Exercise requirements:
Nothing outside the lines from the one containing "Give me the React, TypeScript" down to the one containing "const TEXT = '#222';" belongs in the copy; print that span exactly, both ends included, with pictures removed.

Records:
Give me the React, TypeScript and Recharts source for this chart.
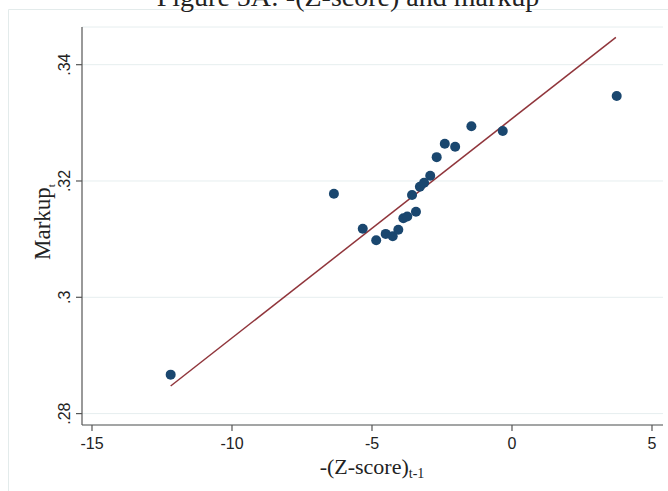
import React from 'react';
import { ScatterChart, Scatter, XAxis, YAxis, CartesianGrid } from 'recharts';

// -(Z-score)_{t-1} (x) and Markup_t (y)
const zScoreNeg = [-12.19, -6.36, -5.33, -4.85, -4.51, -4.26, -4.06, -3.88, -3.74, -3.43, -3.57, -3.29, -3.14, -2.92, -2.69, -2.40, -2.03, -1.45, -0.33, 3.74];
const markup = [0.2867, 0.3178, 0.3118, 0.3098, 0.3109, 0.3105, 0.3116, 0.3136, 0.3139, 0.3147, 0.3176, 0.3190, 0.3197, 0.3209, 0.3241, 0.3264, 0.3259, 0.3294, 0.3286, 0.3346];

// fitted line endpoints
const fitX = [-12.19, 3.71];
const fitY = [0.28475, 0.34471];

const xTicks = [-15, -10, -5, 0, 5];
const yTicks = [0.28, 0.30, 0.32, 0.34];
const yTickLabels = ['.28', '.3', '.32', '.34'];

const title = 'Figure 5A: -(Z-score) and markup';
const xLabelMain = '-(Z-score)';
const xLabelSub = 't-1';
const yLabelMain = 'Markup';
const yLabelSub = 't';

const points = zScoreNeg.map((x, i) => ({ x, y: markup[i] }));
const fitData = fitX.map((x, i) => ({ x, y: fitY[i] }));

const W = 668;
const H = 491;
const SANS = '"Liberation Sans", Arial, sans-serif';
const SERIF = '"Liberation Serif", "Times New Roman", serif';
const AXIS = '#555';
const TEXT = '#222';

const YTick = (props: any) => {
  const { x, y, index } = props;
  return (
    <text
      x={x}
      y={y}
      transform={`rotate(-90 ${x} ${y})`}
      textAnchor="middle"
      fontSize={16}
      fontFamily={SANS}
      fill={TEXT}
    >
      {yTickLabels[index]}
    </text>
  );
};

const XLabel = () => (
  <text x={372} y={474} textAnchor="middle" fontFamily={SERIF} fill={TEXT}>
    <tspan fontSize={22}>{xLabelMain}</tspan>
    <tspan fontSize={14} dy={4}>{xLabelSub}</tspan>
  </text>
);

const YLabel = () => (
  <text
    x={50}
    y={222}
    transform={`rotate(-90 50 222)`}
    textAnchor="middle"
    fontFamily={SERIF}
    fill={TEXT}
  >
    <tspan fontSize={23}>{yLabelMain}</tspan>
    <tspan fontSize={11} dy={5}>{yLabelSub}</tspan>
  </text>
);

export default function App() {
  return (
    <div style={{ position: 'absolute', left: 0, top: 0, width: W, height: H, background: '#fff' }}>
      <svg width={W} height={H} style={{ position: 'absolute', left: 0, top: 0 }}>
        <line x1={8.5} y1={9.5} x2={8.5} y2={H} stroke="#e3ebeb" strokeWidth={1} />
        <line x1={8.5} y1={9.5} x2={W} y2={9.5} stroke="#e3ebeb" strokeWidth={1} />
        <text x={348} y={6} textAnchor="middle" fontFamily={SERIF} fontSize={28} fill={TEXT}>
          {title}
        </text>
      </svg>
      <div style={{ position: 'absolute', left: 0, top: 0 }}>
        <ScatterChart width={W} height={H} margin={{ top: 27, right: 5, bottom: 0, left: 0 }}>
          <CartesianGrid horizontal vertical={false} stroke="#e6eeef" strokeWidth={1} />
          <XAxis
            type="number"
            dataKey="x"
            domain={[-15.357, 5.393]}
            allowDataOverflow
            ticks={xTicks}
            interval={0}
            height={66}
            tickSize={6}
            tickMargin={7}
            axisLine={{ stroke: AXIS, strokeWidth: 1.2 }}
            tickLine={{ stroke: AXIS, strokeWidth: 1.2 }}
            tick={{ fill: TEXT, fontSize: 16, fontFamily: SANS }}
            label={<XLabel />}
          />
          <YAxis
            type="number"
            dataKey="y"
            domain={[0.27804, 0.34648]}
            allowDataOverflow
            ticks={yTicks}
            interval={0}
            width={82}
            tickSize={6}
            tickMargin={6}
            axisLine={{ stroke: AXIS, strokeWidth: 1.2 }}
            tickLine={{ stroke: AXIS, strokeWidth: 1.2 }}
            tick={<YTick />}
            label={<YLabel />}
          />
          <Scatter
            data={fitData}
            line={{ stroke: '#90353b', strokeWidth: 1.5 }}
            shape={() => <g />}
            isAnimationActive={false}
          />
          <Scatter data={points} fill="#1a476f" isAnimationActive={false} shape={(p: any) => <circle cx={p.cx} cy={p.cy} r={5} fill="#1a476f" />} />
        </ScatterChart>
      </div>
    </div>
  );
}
---
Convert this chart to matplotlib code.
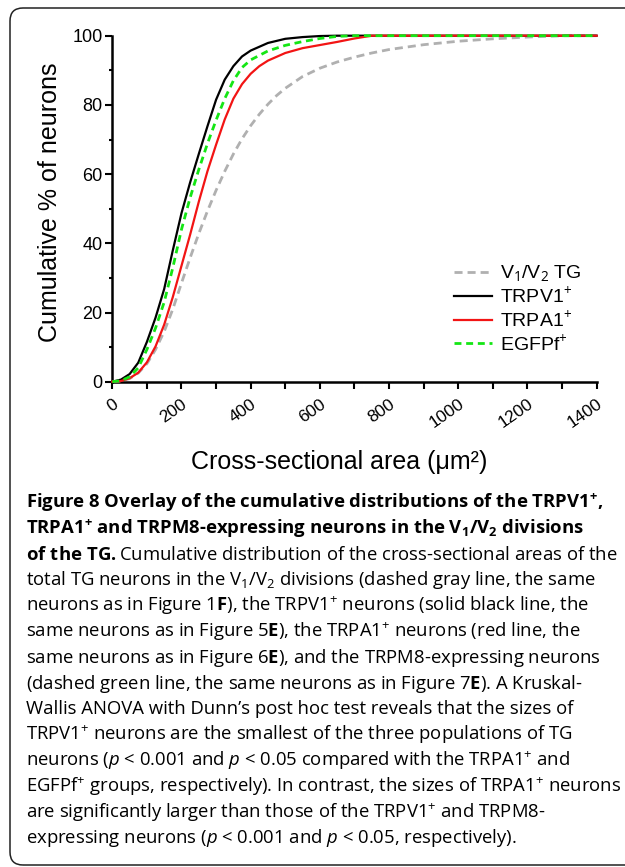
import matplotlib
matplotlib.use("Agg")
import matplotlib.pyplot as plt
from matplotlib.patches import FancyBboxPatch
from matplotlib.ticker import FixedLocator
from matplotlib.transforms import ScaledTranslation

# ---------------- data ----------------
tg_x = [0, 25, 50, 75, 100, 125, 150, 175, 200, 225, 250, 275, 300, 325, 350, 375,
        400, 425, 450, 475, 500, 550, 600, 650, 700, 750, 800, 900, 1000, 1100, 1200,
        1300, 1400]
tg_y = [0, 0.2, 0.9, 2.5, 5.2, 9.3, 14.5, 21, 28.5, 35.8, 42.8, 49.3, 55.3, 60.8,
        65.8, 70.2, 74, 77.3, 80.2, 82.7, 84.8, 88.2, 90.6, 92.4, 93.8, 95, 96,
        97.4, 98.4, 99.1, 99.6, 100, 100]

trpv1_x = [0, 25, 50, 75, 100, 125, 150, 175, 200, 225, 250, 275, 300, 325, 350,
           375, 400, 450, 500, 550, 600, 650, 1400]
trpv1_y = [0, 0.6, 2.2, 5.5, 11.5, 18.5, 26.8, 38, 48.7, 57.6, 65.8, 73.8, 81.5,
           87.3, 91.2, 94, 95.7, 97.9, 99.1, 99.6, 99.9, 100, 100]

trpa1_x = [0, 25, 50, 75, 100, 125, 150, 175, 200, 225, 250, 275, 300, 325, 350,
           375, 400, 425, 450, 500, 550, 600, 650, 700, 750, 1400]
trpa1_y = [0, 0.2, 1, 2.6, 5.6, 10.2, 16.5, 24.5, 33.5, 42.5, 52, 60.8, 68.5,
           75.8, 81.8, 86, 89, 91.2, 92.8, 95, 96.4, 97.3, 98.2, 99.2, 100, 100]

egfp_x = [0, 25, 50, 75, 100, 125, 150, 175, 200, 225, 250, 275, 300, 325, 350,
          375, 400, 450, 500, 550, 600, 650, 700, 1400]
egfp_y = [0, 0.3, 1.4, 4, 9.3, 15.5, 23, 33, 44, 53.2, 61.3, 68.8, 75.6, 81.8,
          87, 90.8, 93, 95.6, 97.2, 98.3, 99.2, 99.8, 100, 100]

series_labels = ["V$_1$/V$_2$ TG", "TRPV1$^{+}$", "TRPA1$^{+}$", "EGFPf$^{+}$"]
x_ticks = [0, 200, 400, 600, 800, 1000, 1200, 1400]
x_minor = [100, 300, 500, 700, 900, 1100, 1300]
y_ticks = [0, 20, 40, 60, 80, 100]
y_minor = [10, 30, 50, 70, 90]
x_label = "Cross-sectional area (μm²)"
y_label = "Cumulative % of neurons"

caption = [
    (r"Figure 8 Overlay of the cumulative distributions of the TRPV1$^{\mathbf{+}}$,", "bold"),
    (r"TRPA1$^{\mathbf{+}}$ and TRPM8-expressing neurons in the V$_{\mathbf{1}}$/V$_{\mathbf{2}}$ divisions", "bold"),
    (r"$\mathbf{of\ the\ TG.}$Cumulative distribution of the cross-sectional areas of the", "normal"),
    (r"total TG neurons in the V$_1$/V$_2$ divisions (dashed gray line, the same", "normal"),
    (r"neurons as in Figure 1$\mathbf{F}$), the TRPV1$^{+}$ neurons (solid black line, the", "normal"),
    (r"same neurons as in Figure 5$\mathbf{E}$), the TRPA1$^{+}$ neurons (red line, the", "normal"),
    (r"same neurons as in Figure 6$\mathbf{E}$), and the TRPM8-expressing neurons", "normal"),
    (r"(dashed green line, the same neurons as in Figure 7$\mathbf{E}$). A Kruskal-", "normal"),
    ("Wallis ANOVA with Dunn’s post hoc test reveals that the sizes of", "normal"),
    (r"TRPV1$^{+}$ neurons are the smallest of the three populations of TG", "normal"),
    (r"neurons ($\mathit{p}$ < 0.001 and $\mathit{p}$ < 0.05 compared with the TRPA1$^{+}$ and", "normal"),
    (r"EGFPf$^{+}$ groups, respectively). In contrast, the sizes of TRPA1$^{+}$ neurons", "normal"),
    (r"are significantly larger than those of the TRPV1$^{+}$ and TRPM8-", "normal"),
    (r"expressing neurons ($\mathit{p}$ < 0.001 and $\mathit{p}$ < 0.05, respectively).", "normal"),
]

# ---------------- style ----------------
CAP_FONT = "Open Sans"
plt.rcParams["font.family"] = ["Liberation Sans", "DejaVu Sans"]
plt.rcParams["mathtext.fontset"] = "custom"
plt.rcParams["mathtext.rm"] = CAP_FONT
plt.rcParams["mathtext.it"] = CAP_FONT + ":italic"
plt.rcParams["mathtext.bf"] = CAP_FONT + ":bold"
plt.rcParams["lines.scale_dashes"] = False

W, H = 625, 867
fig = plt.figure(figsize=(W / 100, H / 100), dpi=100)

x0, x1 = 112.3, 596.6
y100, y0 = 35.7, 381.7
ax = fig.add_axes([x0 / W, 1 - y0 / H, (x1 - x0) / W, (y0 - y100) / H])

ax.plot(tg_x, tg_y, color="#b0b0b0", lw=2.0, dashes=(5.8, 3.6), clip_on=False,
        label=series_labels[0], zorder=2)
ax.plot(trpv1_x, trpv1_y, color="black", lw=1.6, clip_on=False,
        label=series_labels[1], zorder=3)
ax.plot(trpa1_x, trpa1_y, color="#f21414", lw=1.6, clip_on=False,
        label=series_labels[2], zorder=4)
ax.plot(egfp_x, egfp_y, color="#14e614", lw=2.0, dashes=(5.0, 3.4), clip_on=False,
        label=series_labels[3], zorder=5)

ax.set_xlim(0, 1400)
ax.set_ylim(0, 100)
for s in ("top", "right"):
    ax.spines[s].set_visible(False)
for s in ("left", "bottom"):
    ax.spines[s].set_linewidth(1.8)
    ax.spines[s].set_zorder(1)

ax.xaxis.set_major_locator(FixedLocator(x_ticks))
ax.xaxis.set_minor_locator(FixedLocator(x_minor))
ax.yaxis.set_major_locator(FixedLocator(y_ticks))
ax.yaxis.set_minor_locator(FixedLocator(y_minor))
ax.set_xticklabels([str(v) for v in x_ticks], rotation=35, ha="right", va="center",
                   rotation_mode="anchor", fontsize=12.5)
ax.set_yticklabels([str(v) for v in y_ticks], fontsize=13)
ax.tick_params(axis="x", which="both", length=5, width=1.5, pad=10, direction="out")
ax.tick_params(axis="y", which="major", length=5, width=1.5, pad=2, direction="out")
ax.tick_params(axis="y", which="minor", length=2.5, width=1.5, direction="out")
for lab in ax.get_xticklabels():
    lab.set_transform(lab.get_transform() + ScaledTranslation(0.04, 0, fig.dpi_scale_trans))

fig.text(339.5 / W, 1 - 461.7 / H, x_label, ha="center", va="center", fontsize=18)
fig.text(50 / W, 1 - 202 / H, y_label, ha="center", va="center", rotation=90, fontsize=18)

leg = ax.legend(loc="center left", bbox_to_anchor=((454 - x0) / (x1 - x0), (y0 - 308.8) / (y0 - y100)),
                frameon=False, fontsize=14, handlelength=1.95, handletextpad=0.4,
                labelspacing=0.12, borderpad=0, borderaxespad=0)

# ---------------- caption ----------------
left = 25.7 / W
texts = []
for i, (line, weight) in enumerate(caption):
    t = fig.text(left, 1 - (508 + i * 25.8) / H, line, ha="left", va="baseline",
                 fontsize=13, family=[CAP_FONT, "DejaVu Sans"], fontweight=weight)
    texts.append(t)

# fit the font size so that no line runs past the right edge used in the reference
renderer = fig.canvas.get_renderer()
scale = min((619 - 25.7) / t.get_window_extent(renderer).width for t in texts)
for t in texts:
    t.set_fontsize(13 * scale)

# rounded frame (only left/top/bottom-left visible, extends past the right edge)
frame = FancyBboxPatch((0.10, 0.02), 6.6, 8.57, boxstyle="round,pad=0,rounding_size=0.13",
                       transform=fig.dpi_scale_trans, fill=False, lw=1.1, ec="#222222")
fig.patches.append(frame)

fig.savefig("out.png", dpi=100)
...
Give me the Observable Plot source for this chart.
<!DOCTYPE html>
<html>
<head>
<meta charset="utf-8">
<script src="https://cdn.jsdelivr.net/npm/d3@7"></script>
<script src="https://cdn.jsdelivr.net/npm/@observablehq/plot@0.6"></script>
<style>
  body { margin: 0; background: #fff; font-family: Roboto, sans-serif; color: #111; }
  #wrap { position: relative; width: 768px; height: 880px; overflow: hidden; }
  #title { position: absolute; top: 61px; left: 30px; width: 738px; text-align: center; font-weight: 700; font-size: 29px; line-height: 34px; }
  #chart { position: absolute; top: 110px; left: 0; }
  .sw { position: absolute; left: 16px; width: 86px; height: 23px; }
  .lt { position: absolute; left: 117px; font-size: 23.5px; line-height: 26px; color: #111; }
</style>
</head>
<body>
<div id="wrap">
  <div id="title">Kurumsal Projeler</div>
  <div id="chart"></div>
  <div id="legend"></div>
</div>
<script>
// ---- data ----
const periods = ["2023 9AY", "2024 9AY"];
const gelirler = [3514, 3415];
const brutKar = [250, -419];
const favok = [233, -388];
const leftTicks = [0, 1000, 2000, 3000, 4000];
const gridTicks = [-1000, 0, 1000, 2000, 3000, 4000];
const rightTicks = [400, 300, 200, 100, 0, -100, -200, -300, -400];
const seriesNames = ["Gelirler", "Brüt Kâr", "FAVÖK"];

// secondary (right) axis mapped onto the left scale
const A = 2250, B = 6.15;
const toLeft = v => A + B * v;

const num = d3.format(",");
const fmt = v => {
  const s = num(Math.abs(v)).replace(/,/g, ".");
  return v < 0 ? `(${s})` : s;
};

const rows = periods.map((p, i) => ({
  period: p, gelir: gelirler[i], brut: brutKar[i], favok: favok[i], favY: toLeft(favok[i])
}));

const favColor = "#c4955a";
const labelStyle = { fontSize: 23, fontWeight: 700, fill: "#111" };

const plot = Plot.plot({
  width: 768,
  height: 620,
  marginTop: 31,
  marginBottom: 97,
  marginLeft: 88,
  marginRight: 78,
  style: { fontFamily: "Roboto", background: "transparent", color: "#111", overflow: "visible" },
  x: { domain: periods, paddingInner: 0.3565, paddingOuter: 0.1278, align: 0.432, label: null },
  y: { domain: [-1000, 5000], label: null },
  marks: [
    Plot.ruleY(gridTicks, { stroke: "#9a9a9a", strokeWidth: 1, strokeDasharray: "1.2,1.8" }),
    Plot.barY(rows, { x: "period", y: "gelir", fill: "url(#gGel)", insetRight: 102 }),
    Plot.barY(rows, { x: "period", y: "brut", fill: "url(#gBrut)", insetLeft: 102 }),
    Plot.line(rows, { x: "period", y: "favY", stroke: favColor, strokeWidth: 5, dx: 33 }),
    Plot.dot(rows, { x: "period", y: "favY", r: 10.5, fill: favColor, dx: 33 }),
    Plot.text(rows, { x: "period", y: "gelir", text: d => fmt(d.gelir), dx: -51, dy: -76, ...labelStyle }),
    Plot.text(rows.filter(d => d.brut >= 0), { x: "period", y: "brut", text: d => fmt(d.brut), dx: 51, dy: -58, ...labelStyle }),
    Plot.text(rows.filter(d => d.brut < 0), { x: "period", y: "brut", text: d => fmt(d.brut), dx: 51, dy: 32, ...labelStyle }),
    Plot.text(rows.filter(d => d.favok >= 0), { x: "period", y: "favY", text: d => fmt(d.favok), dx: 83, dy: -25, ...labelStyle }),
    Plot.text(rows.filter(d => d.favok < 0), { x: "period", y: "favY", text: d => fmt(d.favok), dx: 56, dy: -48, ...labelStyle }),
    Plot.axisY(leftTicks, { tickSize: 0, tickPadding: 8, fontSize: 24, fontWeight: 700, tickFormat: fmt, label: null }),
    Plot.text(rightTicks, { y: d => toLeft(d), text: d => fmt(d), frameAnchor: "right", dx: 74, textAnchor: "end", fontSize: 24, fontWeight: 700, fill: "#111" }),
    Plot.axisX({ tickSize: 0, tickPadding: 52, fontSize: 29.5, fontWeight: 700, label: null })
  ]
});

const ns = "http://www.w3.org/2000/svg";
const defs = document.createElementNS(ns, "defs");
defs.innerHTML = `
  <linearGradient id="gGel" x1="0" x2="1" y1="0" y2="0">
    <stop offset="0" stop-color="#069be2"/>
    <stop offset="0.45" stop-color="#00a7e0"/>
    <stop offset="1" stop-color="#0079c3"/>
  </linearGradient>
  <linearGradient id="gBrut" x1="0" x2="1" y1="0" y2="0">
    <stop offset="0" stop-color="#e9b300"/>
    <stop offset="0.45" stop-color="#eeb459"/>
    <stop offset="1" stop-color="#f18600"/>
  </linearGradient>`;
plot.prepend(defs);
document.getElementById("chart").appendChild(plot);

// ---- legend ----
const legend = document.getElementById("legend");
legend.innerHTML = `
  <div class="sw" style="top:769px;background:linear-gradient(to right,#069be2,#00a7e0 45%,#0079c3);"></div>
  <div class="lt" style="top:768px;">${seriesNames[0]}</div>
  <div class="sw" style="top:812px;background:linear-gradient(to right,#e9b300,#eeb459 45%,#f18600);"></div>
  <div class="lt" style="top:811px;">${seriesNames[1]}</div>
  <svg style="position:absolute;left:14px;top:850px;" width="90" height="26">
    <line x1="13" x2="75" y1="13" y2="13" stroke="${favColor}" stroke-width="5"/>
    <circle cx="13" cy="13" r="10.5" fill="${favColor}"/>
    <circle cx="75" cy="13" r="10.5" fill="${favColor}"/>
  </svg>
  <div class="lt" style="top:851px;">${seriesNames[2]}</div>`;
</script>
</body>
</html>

Completed exercise:
Give me the React, TypeScript and Recharts source for this chart.
import React from 'react';
import { ScatterChart, Scatter, XAxis, YAxis, CartesianGrid } from 'recharts';

// -(Z-score)_{t-1} (x) and Markup_t (y)
const zScoreNeg = [-12.19, -6.36, -5.33, -4.85, -4.51, -4.26, -4.06, -3.88, -3.74, -3.43, -3.57, -3.29, -3.14, -2.92, -2.69, -2.40, -2.03, -1.45, -0.33, 3.74];
const markup = [0.2867, 0.3178, 0.3118, 0.3098, 0.3109, 0.3105, 0.3116, 0.3136, 0.3139, 0.3147, 0.3176, 0.3190, 0.3197, 0.3209, 0.3241, 0.3264, 0.3259, 0.3294, 0.3286, 0.3346];

// fitted line endpoints
const fitX = [-12.19, 3.71];
const fitY = [0.28475, 0.34471];

const xTicks = [-15, -10, -5, 0, 5];
const yTicks = [0.28, 0.30, 0.32, 0.34];
const yTickLabels = ['.28', '.3', '.32', '.34'];

const title = 'Figure 5A: -(Z-score) and markup';
const xLabelMain = '-(Z-score)';
const xLabelSub = 't-1';
const yLabelMain = 'Markup';
const yLabelSub = 't';

const points = zScoreNeg.map((x, i) => ({ x, y: markup[i] }));
const fitData = fitX.map((x, i) => ({ x, y: fitY[i] }));

const W = 668;
const H = 491;
const SANS = '"Liberation Sans", Arial, sans-serif';
const SERIF = '"Liberation Serif", "Times New Roman", serif';
const AXIS = '#555';
const TEXT = '#222';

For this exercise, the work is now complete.